▶ **GIVEN DATA**
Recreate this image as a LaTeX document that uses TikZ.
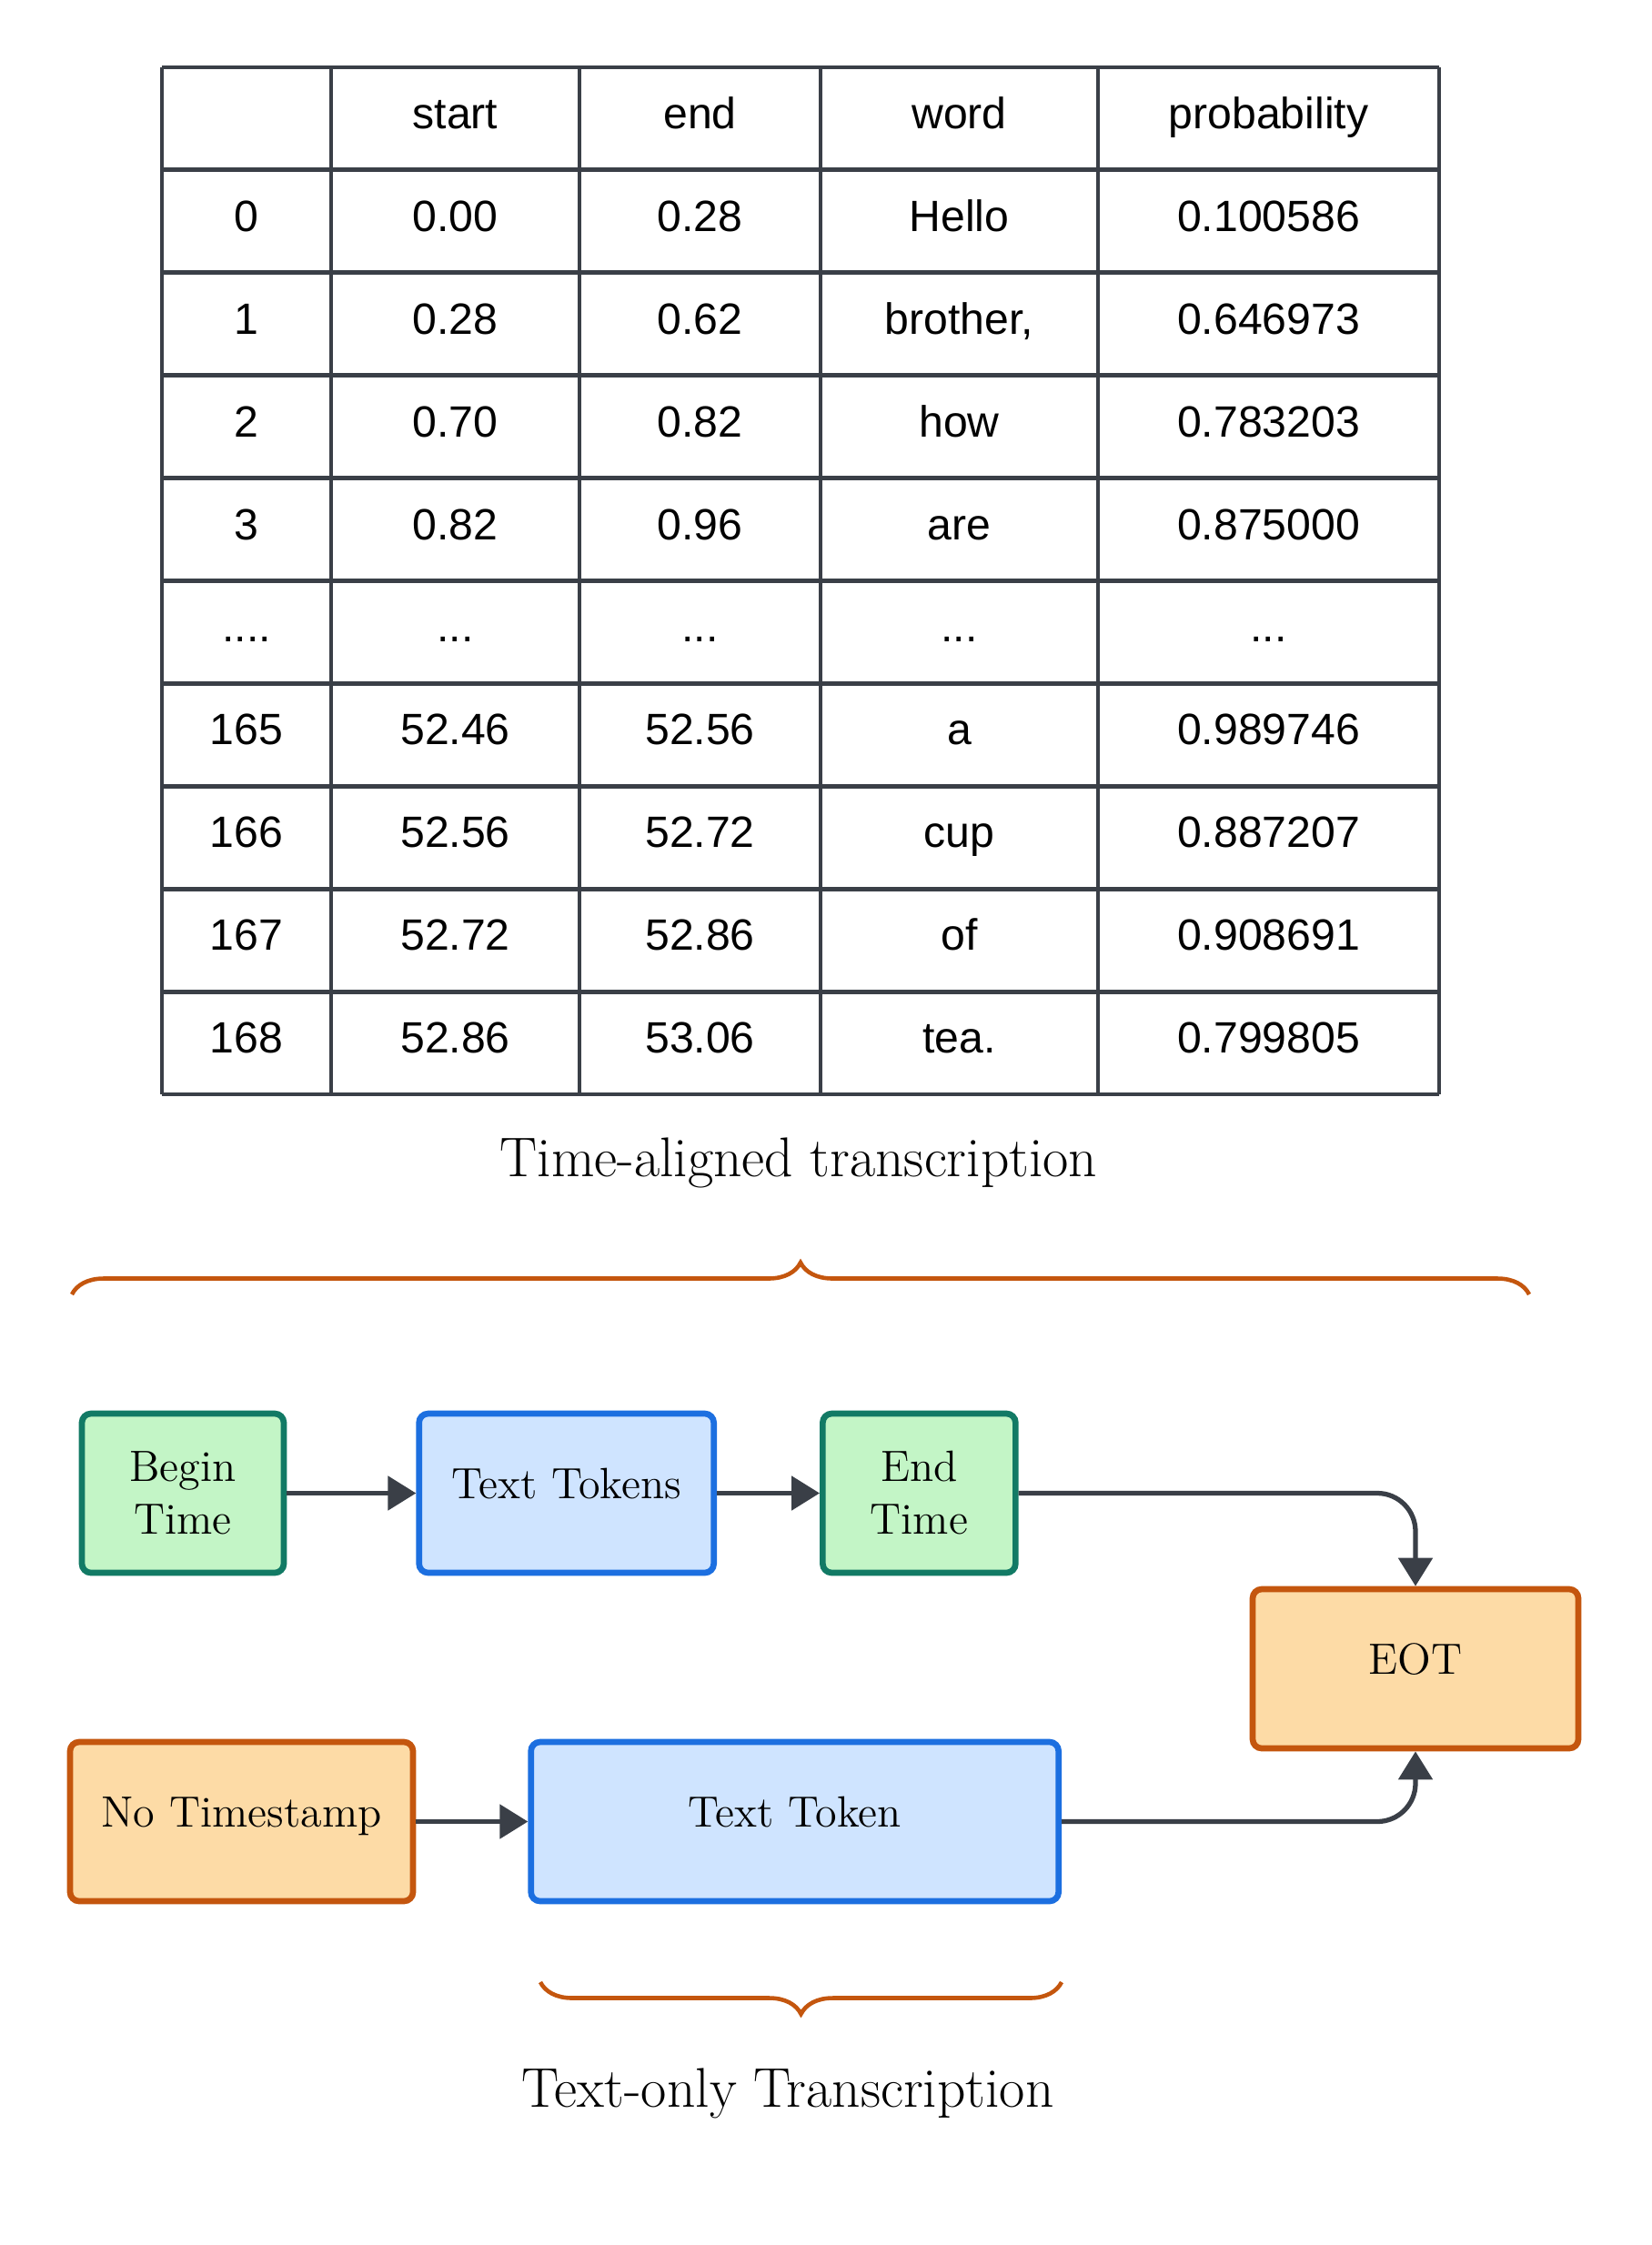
\documentclass[tikz,border=0pt]{standalone}
\usepackage{fontspec}
\newfontfamily\tabfont{Liberation Sans}
\usepackage{xcolor}
\usepackage{tikz}
\usetikzlibrary{positioning, arrows.meta, calc, decorations.pathreplacing}

\definecolor{gridgray}{HTML}{3A3F47}
\definecolor{greenfill}{HTML}{C3F5C6}
\definecolor{greenline}{HTML}{127A65}
\definecolor{bluefill}{HTML}{CFE4FF}
\definecolor{blueline}{HTML}{1C6FE0}
\definecolor{orangefill}{HTML}{FDDBA6}
\definecolor{orangeline}{HTML}{C4560E}

\tikzset{
  cell/.style={font=\tabfont\fontsize{13.7}{16}\selectfont, text height=0.35cm, text depth=0cm, inner sep=0pt},
  dotcell/.style={font=\tabfont\fontsize{13.7}{16}\selectfont, inner sep=0pt},
  box/.style={line width=1.9pt, rounded corners=0.1cm, minimum height=1.75cm, align=center,
    font=\fontsize{13.7}{16.5}\selectfont},
  oneline/.style={text height=0.33cm, text depth=0.22cm},
  timebox/.style={box, draw=greenline, fill=greenfill},
  tokbox/.style={box, oneline, draw=blueline, fill=bluefill},
  eotbox/.style={box, oneline, draw=orangeline, fill=orangefill},
  flow/.style={draw=gridgray, line width=1.5pt, -{Triangle[length=0.31cm, width=0.37cm]}},
  curly/.style={draw=orangeline, line width=1.3pt, decorate, decoration={brace, amplitude=0.35cm}},
  caption/.style={font=\fontsize{17.5}{20}\selectfont}
}

\begin{document}
\begin{tikzpicture}
\fill[white] (0,0) rectangle (18.15,-24.68);
\useasboundingbox (0,0) rectangle (18.15,-24.68);

% table grid
\foreach \x in {1.78,3.64,6.37,9.02,12.07,15.82}
  \draw[gridgray, line width=1.4pt] (\x,-0.74) -- (\x,-12.03);
\foreach \k in {0,...,10}
  \draw[gridgray, line width=1.4pt] (1.78,{-0.74-1.129*\k}) -- (15.82,{-0.74-1.129*\k});

% header
\node[cell](hstart) at (5.005,-1.24){start};
\node[cell](hend) at (7.695,-1.24){end};
\node[cell](hword) at (10.545,-1.24){word};
\node[cell](hprob) at (13.945,-1.24){probability};

% rows
\foreach \k/\n/\s/\e/\w/\p in {1/0/0.00/0.28/Hello/0.100586, 2/1/0.28/0.62/{brother,}/0.646973,
  3/2/0.70/0.82/how/0.783203, 4/3/0.82/0.96/are/0.875000, 6/165/52.46/52.56/a/0.989746,
  7/166/52.56/52.72/cup/0.887207, 8/167/52.72/52.86/of/0.908691, 9/168/52.86/53.06/tea./0.799805}
{
  \node[cell](idx\k) at (2.71,{-1.24-1.129*\k}){\n};
  \node[cell](start\k) at (5.005,{-1.24-1.129*\k}){\s};
  \node[cell](end\k) at (7.695,{-1.24-1.129*\k}){\e};
  \node[cell](word\k) at (10.545,{-1.24-1.129*\k}){\w};
  \node[cell](prob\k) at (13.945,{-1.24-1.129*\k}){\p};
}
\node[dotcell](dots1) at (2.71,-7.03){....};
\node[dotcell](dots2) at (5.005,-7.03){...};
\node[dotcell](dots3) at (7.695,-7.03){...};
\node[dotcell](dots4) at (10.545,-7.03){...};
\node[dotcell](dots5) at (13.945,-7.03){...};

\node[caption](timecap) at (8.78,-12.78){Time-aligned transcription};
\draw[curly] (0.79,-14.23) -- (16.81,-14.23);

% tokens
\node[timebox, minimum width=2.22cm](begin) at (2.01,-16.415){Begin\\Time};
\node[tokbox, minimum width=3.24cm](tokens)[right = 1.42cm of begin]{Text Tokens};
\node[timebox, minimum width=2.12cm](endt)[right = 1.13cm of tokens]{End\\Time};
\node[eotbox, minimum width=3.58cm](eot) at (15.56,-18.345){EOT};
\node[eotbox, minimum width=3.77cm](nots) at (2.655,-20.025){No Timestamp};
\node[tokbox, minimum width=5.80cm](token)[right = 1.23cm of nots]{Text Token};

\draw[flow] (begin) -- (tokens);
\draw[flow] (tokens) -- (endt);
\draw[flow, rounded corners=0.42cm] (endt.east) -| (eot.north);
\draw[flow] (nots) -- (token);
\draw[flow, rounded corners=0.42cm] (token.east) -| (eot.south);

\draw[curly] (11.67,-21.79) -- (5.94,-21.79);
\node[caption](textcap) at (8.66,-23.01){Text-only Transcription};
\end{tikzpicture}
\end{document}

▶ **WHAT YOU ARE ASKED TO DO**
All of the data needs repeating exactly, but the pictures do not.

▶ **ANSWER**
Recreate this image as a LaTeX document that uses TikZ.
\documentclass[tikz,border=0pt]{standalone}
\usepackage{fontspec}
\newfontfamily\tabfont{Liberation Sans}
\usepackage{xcolor}
\usepackage{tikz}
\usetikzlibrary{positioning, arrows.meta, calc, decorations.pathreplacing}

\definecolor{gridgray}{HTML}{3A3F47}
\definecolor{greenfill}{HTML}{C3F5C6}
\definecolor{greenline}{HTML}{127A65}
\definecolor{bluefill}{HTML}{CFE4FF}
\definecolor{blueline}{HTML}{1C6FE0}
\definecolor{orangefill}{HTML}{FDDBA6}
\definecolor{orangeline}{HTML}{C4560E}

\tikzset{
  cell/.style={font=\tabfont\fontsize{13.7}{16}\selectfont, text height=0.35cm, text depth=0cm, inner sep=0pt},
  dotcell/.style={font=\tabfont\fontsize{13.7}{16}\selectfont, inner sep=0pt},
  box/.style={line width=1.9pt, rounded corners=0.1cm, minimum height=1.75cm, align=center,
    font=\fontsize{13.7}{16.5}\selectfont},
  oneline/.style={text height=0.33cm, text depth=0.22cm},
  timebox/.style={box, draw=greenline, fill=greenfill},
  tokbox/.style={box, oneline, draw=blueline, fill=bluefill},
  eotbox/.style={box, oneline, draw=orangeline, fill=orangefill},
  flow/.style={draw=gridgray, line width=1.5pt, -{Triangle[length=0.31cm, width=0.37cm]}},
  curly/.style={draw=orangeline, line width=1.3pt, decorate, decoration={brace, amplitude=0.35cm}},
  caption/.style={font=\fontsize{17.5}{20}\selectfont}
}

\begin{document}
\begin{tikzpicture}
\fill[white] (0,0) rectangle (18.15,-24.68);
\useasboundingbox (0,0) rectangle (18.15,-24.68);

% table grid
\foreach \x in {1.78,3.64,6.37,9.02,12.07,15.82}
  \draw[gridgray, line width=1.4pt] (\x,-0.74) -- (\x,-12.03);
\foreach \k in {0,...,10}
  \draw[gridgray, line width=1.4pt] (1.78,{-0.74-1.129*\k}) -- (15.82,{-0.74-1.129*\k});

% header
\node[cell](hstart) at (5.005,-1.24){start};
\node[cell](hend) at (7.695,-1.24){end};
\node[cell](hword) at (10.545,-1.24){word};
\node[cell](hprob) at (13.945,-1.24){probability};

% rows
\foreach \k/\n/\s/\e/\w/\p in {1/0/0.00/0.28/Hello/0.100586, 2/1/0.28/0.62/{brother,}/0.646973,
  3/2/0.70/0.82/how/0.783203, 4/3/0.82/0.96/are/0.875000, 6/165/52.46/52.56/a/0.989746,
  7/166/52.56/52.72/cup/0.887207, 8/167/52.72/52.86/of/0.908691, 9/168/52.86/53.06/tea./0.799805}
{
  \node[cell](idx\k) at (2.71,{-1.24-1.129*\k}){\n};
  \node[cell](start\k) at (5.005,{-1.24-1.129*\k}){\s};
  \node[cell](end\k) at (7.695,{-1.24-1.129*\k}){\e};
  \node[cell](word\k) at (10.545,{-1.24-1.129*\k}){\w};
  \node[cell](prob\k) at (13.945,{-1.24-1.129*\k}){\p};
}
\node[dotcell](dots1) at (2.71,-7.03){....};
\node[dotcell](dots2) at (5.005,-7.03){...};
\node[dotcell](dots3) at (7.695,-7.03){...};
\node[dotcell](dots4) at (10.545,-7.03){...};
\node[dotcell](dots5) at (13.945,-7.03){...};

\node[caption](timecap) at (8.78,-12.78){Time-aligned transcription};
\draw[curly] (0.79,-14.23) -- (16.81,-14.23);

% tokens
\node[timebox, minimum width=2.22cm](begin) at (2.01,-16.415){Begin\\Time};
\node[tokbox, minimum width=3.24cm](tokens)[right = 1.42cm of begin]{Text Tokens};
\node[timebox, minimum width=2.12cm](endt)[right = 1.13cm of tokens]{End\\Time};
\node[eotbox, minimum width=3.58cm](eot) at (15.56,-18.345){EOT};
\node[eotbox, minimum width=3.77cm](nots) at (2.655,-20.025){No Timestamp};
\node[tokbox, minimum width=5.80cm](token)[right = 1.23cm of nots]{Text Token};

\draw[flow] (begin) -- (tokens);
\draw[flow] (tokens) -- (endt);
\draw[flow, rounded corners=0.42cm] (endt.east) -| (eot.north);
\draw[flow] (nots) -- (token);
\draw[flow, rounded corners=0.42cm] (token.east) -| (eot.south);

\draw[curly] (11.67,-21.79) -- (5.94,-21.79);
\node[caption](textcap) at (8.66,-23.01){Text-only Transcription};
\end{tikzpicture}
\end{document}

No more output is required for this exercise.